Exhibition Reviews | Visual Arts

You Are Here: Svavar Jonatansson and Jared Steffensen’s Takes on Place at the Kimball Art Center

This summer Park City’s Kimball Art Center is preparing for a big move: in September, after 39 years on Park City’s Main Street, the Kimball will be relocating to a new temporary home a mile away in the Bonanza Park area. They will continue to operate out of a former church while they draft plans for and await the construction of a new permanent home. As they enter this dramatic stage, You Are Here, their final exhibit in the Main Gallery, examines place from within and from without.

For his portion of the exhibit, Icelandic artist Svavar Jonatansson came to Utah twice, travelling major tourist arteries and capturing the experience with his camera. Entitled Inland/Outland: Utah, Jonatansson’s exhibit comes in three related parts: one wall features a large projection of a video Jonatansson created with Utah-based composers Matthew Durrant and Devin Maxwell; a second wall features three long panoramic shots from the Colorado Plateau; and a third features small prints of images taken at points along some of Utah’s scenic drives, their locations indicated by a nearby map.

A couple of these smaller images are striking, a stormy sky descending on a far plateau or Arches’ lunar landscape seen beneath the light of a flare; but if you’ve been into any gift shop in the state you’ve seen something similar (and frequently better) from our local photographers. The panoramic shots are remarkable for their length (the longest is 332″ x 17″), but the shots themselves are not particularly dramatic. If you’ve purchased a smart phone in the last year or two you’ve used a feature on your camera to create something similar.

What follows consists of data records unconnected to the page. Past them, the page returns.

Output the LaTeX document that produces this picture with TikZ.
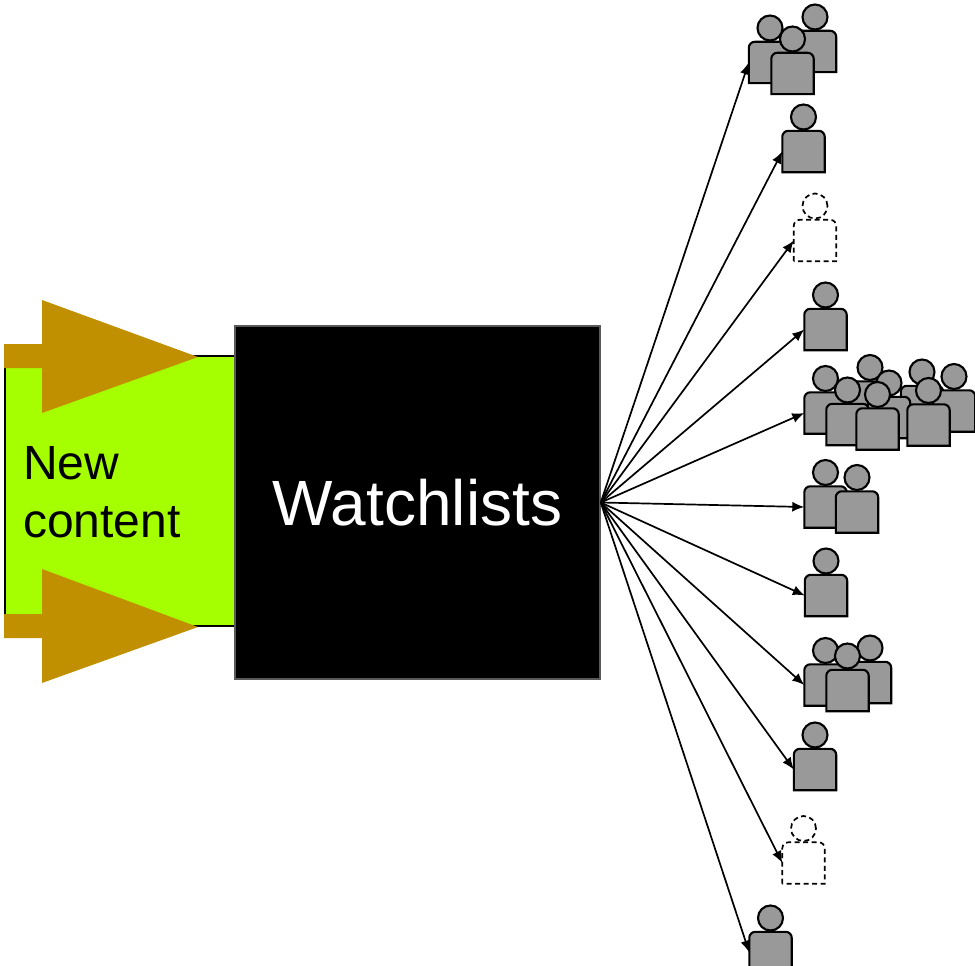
\documentclass[tikz,border=0pt]{standalone}
\usepackage{fontspec}
\setmainfont{Liberation Sans}
\usetikzlibrary{arrows.meta}
\definecolor{incoming}{RGB}{192,144,0}
\definecolor{limegreen}{RGB}{166,255,0}
\definecolor{persongray}{RGB}{153,153,153}
\tikzset{
	solidperson/.style={draw=black, fill=persongray, line width=2.1pt},
	ghostperson/.style={draw=black, fill=white, line width=1.7pt, dash pattern=on 5pt off 3.5pt},
	bodybox/.style={rectangle, minimum width=42pt, minimum height=41pt, inner sep=0pt},
	headdot/.style={circle, minimum size=25pt, inner sep=0pt},
	inarrow/.style={fill=incoming, draw=none},
}
% #1 name, #2 x of head, #3 y of head, #4 look
\newcommand{\person}[4]{
	\node[bodybox] (#1) at (#2, #3+34.5) {};
	\draw[#4] (#1.south west) [rounded corners=6pt] -- (#1.north west) -- (#1.north east) -- (#1.east) [sharp corners] -- (#1.south east) -- cycle;
	\node[headdot, #4] (#1h) at (#2, #3) {};
}
\begin{document}
\begin{tikzpicture}[x=1pt, y=-1pt]
	\useasboundingbox (0, 0) rectangle (975, 966);
	\node[rectangle, draw=black, line width=1.5pt, fill=limegreen, minimum width=230pt, minimum height=270pt, inner sep=0pt] (content) at (120, 491) {};
	\node[rectangle, draw=black!65, line width=1.5pt, fill=black, minimum width=365pt, minimum height=353pt, inner sep=0pt, text=white, font=\fontsize{64}{70}\selectfont] (watch) at (417.5, 502.5) {\raisebox{-1pt}{Watchlists}};
	\node[anchor=north west, align=left, inner sep=0pt, font=\fontsize{48}{58}\selectfont] (contentlabel) at (23, 446) {New\\content};
	\fill[inarrow] (4, 344) -- (42, 344) -- (42, 300) -- (198, 357) -- (42, 413) -- (42, 368) -- (4, 368) -- cycle;
	\fill[inarrow] (4, 614) -- (42, 614) -- (42, 569) -- (198, 627) -- (42, 683) -- (42, 638) -- (4, 638) -- cycle;
	\person{a1}{770}{28}{solidperson}
	\person{a2}{815}{17}{solidperson}
	\person{a3}{792.5}{39}{solidperson}
	\person{b}{803.5}{117}{solidperson}
	\person{c}{815}{206}{ghostperson}
	\person{d}{825.5}{295}{solidperson}
	\person{e6}{922}{372}{solidperson}
	\person{e7}{954}{376.5}{solidperson}
	\person{e2}{870}{367.5}{solidperson}
	\person{e1}{825.5}{378.5}{solidperson}
	\person{e3}{889}{383}{solidperson}
	\person{e4}{847.5}{390}{solidperson}
	\person{e5}{877.5}{394.5}{solidperson}
	\person{e8}{928.5}{390.5}{solidperson}
	\person{f1}{825.5}{472.5}{solidperson}
	\person{f2}{857}{477.5}{solidperson}
	\person{g}{826}{561}{solidperson}
	\person{h1}{825.5}{650.5}{solidperson}
	\person{h2}{870}{648}{solidperson}
	\person{h3}{847.5}{656}{solidperson}
	\person{i}{815}{735}{solidperson}
	\person{j}{803.5}{828.5}{ghostperson}
	\person{k}{770.5}{918}{solidperson}
	\begin{scope}[every edge/.style={draw, line width=1.7pt, -{Latex[length=12pt, width=10pt]}}]
		\path (watch.east) edge (a1.west) edge (b.west) edge (c.west) edge (d.west);
		\path (watch.east) edge (e1.west) edge (f1.west) edge (g.west);
		\path (watch.east) edge (h1.west) edge (i.west) edge (j.west) edge (k.west);
	\end{scope}
\end{tikzpicture}
\end{document}
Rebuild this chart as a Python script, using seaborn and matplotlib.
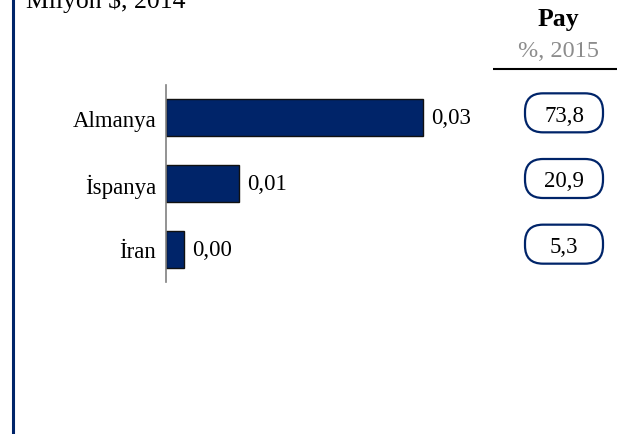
import matplotlib
matplotlib.use("Agg")
import matplotlib.pyplot as plt
import seaborn as sns
import pandas as pd
from matplotlib.patches import FancyBboxPatch

# ---- data ----
countries = ["Almanya", "İspanya", "İran"]
values = [0.0295, 0.0084, 0.0021]
shares = [73.8, 20.9, 5.3]
title = "Milyon $, 2014"
share_title = "Pay"
share_sub = "%, 2015"

sns.set_theme(style="white")
plt.rcParams['font.family'] = ['Liberation Serif', 'DejaVu Serif']
plt.rcParams['text.color'] = 'black'
plt.rcParams['ytick.color'] = 'black'
plt.rcParams['ytick.labelcolor'] = 'black'

NAVY = "#002469"
W, H = 625, 435
fig = plt.figure(figsize=(W / 100, H / 100), dpi=100)

ax = fig.add_axes([166 / W, 1 - 283 / H, 314 / W, 197 / H])
df = pd.DataFrame({"country": countries, "value": values})
sns.barplot(data=df, x="value", y="country", ax=ax, color=NAVY, width=0.56,
            edgecolor="#111111", linewidth=1, saturation=1)
ax.set_xlim(0, 0.036)
ax.set_ylim(2.5, -0.5)
ax.set_xlabel("")
ax.set_ylabel("")
ax.set_xticks([])
ax.tick_params(axis='y', length=0, pad=7, labelsize=16.5, labelcolor='black')
for side in ["top", "right", "bottom"]:
    ax.spines[side].set_visible(False)
ax.spines["left"].set_color("#808080")
ax.spines["left"].set_linewidth(1.2)
ax.bar_label(ax.containers[0], labels=[f"{v:.2f}".replace(".", ",") for v in values],
             padding=5.5, fontsize=16.5, color='black')

# ---- overlay in pixel coordinates ----
ov = fig.add_axes([0, 0, 1, 1])
ov.set_xlim(0, W)
ov.set_ylim(H, 0)
ov.axis("off")
ov.patch.set_alpha(0)

ov.plot([13, 13], [0, H], color=NAVY, lw=2.2, solid_capstyle="butt")
ov.text(26, 8, title, fontsize=18.5, ha="left", va="baseline")
ov.text(558, 26, share_title, fontsize=18.5, fontweight="bold", ha="center", va="baseline")
ov.text(559, 57, share_sub, fontsize=17.5, color="#8c8c8c", ha="center", va="baseline")
ov.plot([493, 617], [69.5, 69.5], color="black", lw=1.5, solid_capstyle="butt")

inv = ov.transData.inverted()
for i, s in enumerate(shares):
    y = inv.transform(ax.transData.transform((0, i)))[1] - 5
    box = FancyBboxPatch((525, y - 19.5), 78, 39,
                         boxstyle="round,pad=0,rounding_size=18",
                         fc="white", ec=NAVY, lw=1.6)
    ov.add_patch(box)
    ov.text(564, y, f"{s:.1f}".replace(".", ","), fontsize=16.5,
            ha="center", va="center_baseline")

fig.savefig("out.png", dpi=100)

The video component of Inland/Outland: Utah is a more sophisticated creation. Played on a 30-minute loop, the video explores four scenic routes in Utah: Arches, Capitol Reef, Monument Valley and the Salt Flats. What is shown is not simply a video from the car as it travels through the landscape but hundreds of images stitched together to form a stop-action film of the ride. Imagine you held out your camera and kept it on auto shutter all the way to Wendover and you get a sense of what the Salt Flats portion is like. Rather than a continuous gaze, the video mimics the thousand glances out the passenger window a driver might make, distracted by the majesty of the landscape s/he is passing through.

The video feels almost like it wants to say something about the nature of travel, something about how we see the world from the side of the road, our experience of the landscape being prescribed by the work of a surveyor long dead. But it doesn’t quite get there, and the other portions of the exhibit — which feel like a glorified Flickr account — are too earnest to imagine that the video is a deconstruction or critique.

Occupying the other half of the main gallery, Seeing Home as Somewhere Else is an installation by local artist Jared Steffensen that is most certainly a deconstruction and critique. For the video component of his installation, occupying the same relative wall as Jonatansson’s video projection but displayed on a modest-sized monitor, Steffensen has spliced together tiny chunks of films that use the Utah landscape as a backdrop but not as an actual part of the plot. In these clips, our mountains and redrock cliffs may be used as a setting for a sci-fi adventure, a prehistoric epic, or any number of westerns set in Arizona or Texas, but never as the place it is. The clips come quickly, butting up against each other so that the images and discordant soundtrack create a frenetic and disjointed experience that is a marked contrast to the smooth-flowing experience Durrant and Maxwell’s soundtrack help create in Jonatansson’s piece. The video seems to be a local boy’s response to scenic carpetbaggers, who use the landscape without actually engaging it.

A second part of the installation could be read as a direct response to Jonatansson’s installation. Steffensen’s images, similar to Jonatansson’s in that they depict scenes from Utah’s roadways, are less majestic, giving a broader, more prosaic image of what Utah is, even from the road. They also call greater attention to the mechanics of their creation: images taken near each other are spliced together to create a stuttered effect, a representation of the motorist’s experience of the landscape more true than Jonatansson’s fixed lens.

We’ve all been guilty of it — visiting an exotic locale, taking a few shots of its iconic attractions, and feeling like we’ve captured the essence of the place. If we’re alert, we come home and realize that everyone else has a shot of Venice’s gondolas from St. Mark’s Square, or the winding streets of Montmartre (and that all the people in the shots are tourists) and wonder if there wasn’t something more to be discovered. Our backyard is such a locale for millions of tourists from across the country, many of whom visit the national parks as quickly as we might Rialto and St. Mark’s. Those of us who live here, though, know what the place looks like from within — the myriad attractions tucked away into cliffs and canyons far from the motorist’s gaze.